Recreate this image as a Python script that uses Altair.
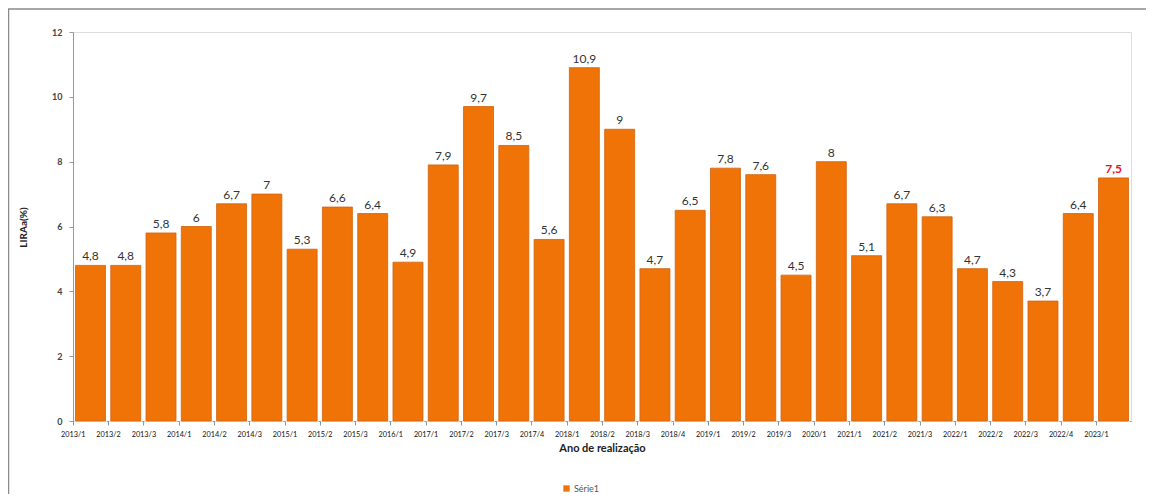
import altair as alt
import pandas as pd

categorias = ["2013/1", "2013/2", "2013/3", "2014/1", "2014/2", "2014/3", "2015/1", "2015/2",
              "2015/3", "2016/1", "2017/1", "2017/2", "2017/3", "2017/4", "2018/1", "2018/2",
              "2018/3", "2018/4", "2019/1", "2019/2", "2019/3", "2020/1", "2021/1", "2021/2",
              "2021/3", "2022/1", "2022/2", "2022/3", "2022/4", "2023/1"]
valores = [4.8, 4.8, 5.8, 6, 6.7, 7, 5.3, 6.6, 6.4, 4.9, 7.9, 9.7, 8.5, 5.6, 10.9, 9,
           4.7, 6.5, 7.8, 7.6, 4.5, 8, 5.1, 6.7, 6.3, 4.7, 4.3, 3.7, 6.4, 7.5]
serie = "Série1"
y_ticks = [0, 2, 4, 6, 8, 10, 12]

df = pd.DataFrame({
    "periodo": categorias,
    "valor": valores,
    "rotulo": [f"{v:g}".replace(".", ",") for v in valores],
    "ultimo": [i == len(valores) - 1 for i in range(len(valores))],
    "serie": serie,
})

W, H = 1058, 389
ORANGE = "#F07308"

x_enc = alt.X(
    "periodo:N", sort=categorias,
    scale=alt.Scale(paddingInner=0.15, paddingOuter=0.07),
    axis=alt.Axis(
        title="Ano de realização", labelAngle=0, labelFontSize=7.3, labelColor="#111",
        labelFont="Lato", labelPadding=5, tickSize=4, tickColor="#8796a8",
        tickOffset=-W / 30 / 2, domainColor="#999", titleFont="Lato", titleFontSize=11,
        titleFontWeight="bold", titleColor="#222", titleY=27, titleBaseline="middle",
    ),
)
y_enc = alt.Y(
    "valor:Q", scale=alt.Scale(domain=[0, 12]),
    axis=alt.Axis(
        values=y_ticks, grid=False, title="LIRAa(%)", labelFont="Lato", labelFontSize=9,
        labelFontWeight="bold", labelColor="#444", labelPadding=7, tickSize=4,
        tickColor="#999", domainColor="#999", titleFont="Lato", titleFontSize=10,
        titleFontWeight="bold", titleColor="#222", titleX=-50, titleY=195,
        titleAngle=270, titleAlign="center", titleBaseline="middle",
    ),
)

base = alt.Chart(df)

halo = base.mark_bar(fill="#ffffff", stroke="#ffffff", strokeWidth=3, opacity=0.7).encode(
    x=x_enc, y=y_enc
)

bars = base.mark_bar(stroke="#D2620C", strokeWidth=0.8).encode(
    x=x_enc, y=y_enc,
    color=alt.Color("serie:N", scale=alt.Scale(range=[ORANGE]),
                    legend=alt.Legend(title=None, orient="none", legendX=489, legendY=452,
                                      symbolType="square", symbolSize=40, symbolStrokeWidth=0,
                                      labelFont="Lato", labelFontSize=9, labelColor="#555",
                                      labelOffset=3, padding=0)),
)

labels = base.transform_filter("!datum.ultimo").mark_text(
    baseline="bottom", dy=-2, font="Lato", fontSize=12, color="#333"
).encode(x=alt.X("periodo:N", sort=categorias), y="valor:Q", text="rotulo:N")

label_last = base.transform_filter("datum.ultimo").mark_text(
    baseline="bottom", dy=-2, font="Lato", fontSize=12, fontWeight="bold", color="#E8102A"
).encode(x=alt.X("periodo:N", sort=categorias), y="valor:Q", text="rotulo:N")

border_top = alt.Chart(pd.DataFrame({"a": [0]})).mark_rule(color="#8a8a8a", strokeWidth=1.5).encode(
    x=alt.value(-65), x2=alt.value(W + 15), y=alt.value(-23)
)
border_left = alt.Chart(pd.DataFrame({"a": [0]})).mark_rule(color="#8a8a8a", strokeWidth=1.5).encode(
    x=alt.value(-64.5), y=alt.value(-23), y2=alt.value(H + 73)
)

chart = alt.layer(halo, bars, labels, label_last, border_top, border_left).properties(
    width=W, height=H,
    autosize=alt.AutoSizeParams(type="none"),
    padding={"left": 65, "top": 24, "right": 15, "bottom": 73},
).configure_view(fill="#F2F2F2", strokeWidth=0).configure(background="#ffffff")

chart.save("out.html", embed_options={"renderer": "svg", "actions": False})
^^^^^^^^
▸ **Set task**
Print the complete listing exactly, apart from any pictures.

▸ **Solution**
Recreate this image as a Python script that uses Altair.
import altair as alt
import pandas as pd

categorias = ["2013/1", "2013/2", "2013/3", "2014/1", "2014/2", "2014/3", "2015/1", "2015/2",
              "2015/3", "2016/1", "2017/1", "2017/2", "2017/3", "2017/4", "2018/1", "2018/2",
              "2018/3", "2018/4", "2019/1", "2019/2", "2019/3", "2020/1", "2021/1", "2021/2",
              "2021/3", "2022/1", "2022/2", "2022/3", "2022/4", "2023/1"]
valores = [4.8, 4.8, 5.8, 6, 6.7, 7, 5.3, 6.6, 6.4, 4.9, 7.9, 9.7, 8.5, 5.6, 10.9, 9,
           4.7, 6.5, 7.8, 7.6, 4.5, 8, 5.1, 6.7, 6.3, 4.7, 4.3, 3.7, 6.4, 7.5]
serie = "Série1"
y_ticks = [0, 2, 4, 6, 8, 10, 12]

df = pd.DataFrame({
    "periodo": categorias,
    "valor": valores,
    "rotulo": [f"{v:g}".replace(".", ",") for v in valores],
    "ultimo": [i == len(valores) - 1 for i in range(len(valores))],
    "serie": serie,
})

W, H = 1058, 389
ORANGE = "#F07308"

x_enc = alt.X(
    "periodo:N", sort=categorias,
    scale=alt.Scale(paddingInner=0.15, paddingOuter=0.07),
    axis=alt.Axis(
        title="Ano de realização", labelAngle=0, labelFontSize=7.3, labelColor="#111",
        labelFont="Lato", labelPadding=5, tickSize=4, tickColor="#8796a8",
        tickOffset=-W / 30 / 2, domainColor="#999", titleFont="Lato", titleFontSize=11,
        titleFontWeight="bold", titleColor="#222", titleY=27, titleBaseline="middle",
    ),
)
y_enc = alt.Y(
    "valor:Q", scale=alt.Scale(domain=[0, 12]),
    axis=alt.Axis(
        values=y_ticks, grid=False, title="LIRAa(%)", labelFont="Lato", labelFontSize=9,
        labelFontWeight="bold", labelColor="#444", labelPadding=7, tickSize=4,
        tickColor="#999", domainColor="#999", titleFont="Lato", titleFontSize=10,
        titleFontWeight="bold", titleColor="#222", titleX=-50, titleY=195,
        titleAngle=270, titleAlign="center", titleBaseline="middle",
    ),
)

base = alt.Chart(df)

halo = base.mark_bar(fill="#ffffff", stroke="#ffffff", strokeWidth=3, opacity=0.7).encode(
    x=x_enc, y=y_enc
)

bars = base.mark_bar(stroke="#D2620C", strokeWidth=0.8).encode(
    x=x_enc, y=y_enc,
    color=alt.Color("serie:N", scale=alt.Scale(range=[ORANGE]),
                    legend=alt.Legend(title=None, orient="none", legendX=489, legendY=452,
                                      symbolType="square", symbolSize=40, symbolStrokeWidth=0,
                                      labelFont="Lato", labelFontSize=9, labelColor="#555",
                                      labelOffset=3, padding=0)),
)

labels = base.transform_filter("!datum.ultimo").mark_text(
    baseline="bottom", dy=-2, font="Lato", fontSize=12, color="#333"
).encode(x=alt.X("periodo:N", sort=categorias), y="valor:Q", text="rotulo:N")

label_last = base.transform_filter("datum.ultimo").mark_text(
    baseline="bottom", dy=-2, font="Lato", fontSize=12, fontWeight="bold", color="#E8102A"
).encode(x=alt.X("periodo:N", sort=categorias), y="valor:Q", text="rotulo:N")

border_top = alt.Chart(pd.DataFrame({"a": [0]})).mark_rule(color="#8a8a8a", strokeWidth=1.5).encode(
    x=alt.value(-65), x2=alt.value(W + 15), y=alt.value(-23)
)
border_left = alt.Chart(pd.DataFrame({"a": [0]})).mark_rule(color="#8a8a8a", strokeWidth=1.5).encode(
    x=alt.value(-64.5), y=alt.value(-23), y2=alt.value(H + 73)
)

chart = alt.layer(halo, bars, labels, label_last, border_top, border_left).properties(
    width=W, height=H,
    autosize=alt.AutoSizeParams(type="none"),
    padding={"left": 65, "top": 24, "right": 15, "bottom": 73},
).configure_view(fill="#F2F2F2", strokeWidth=0).configure(background="#ffffff")

chart.save("out.html", embed_options={"renderer": "svg", "actions": False})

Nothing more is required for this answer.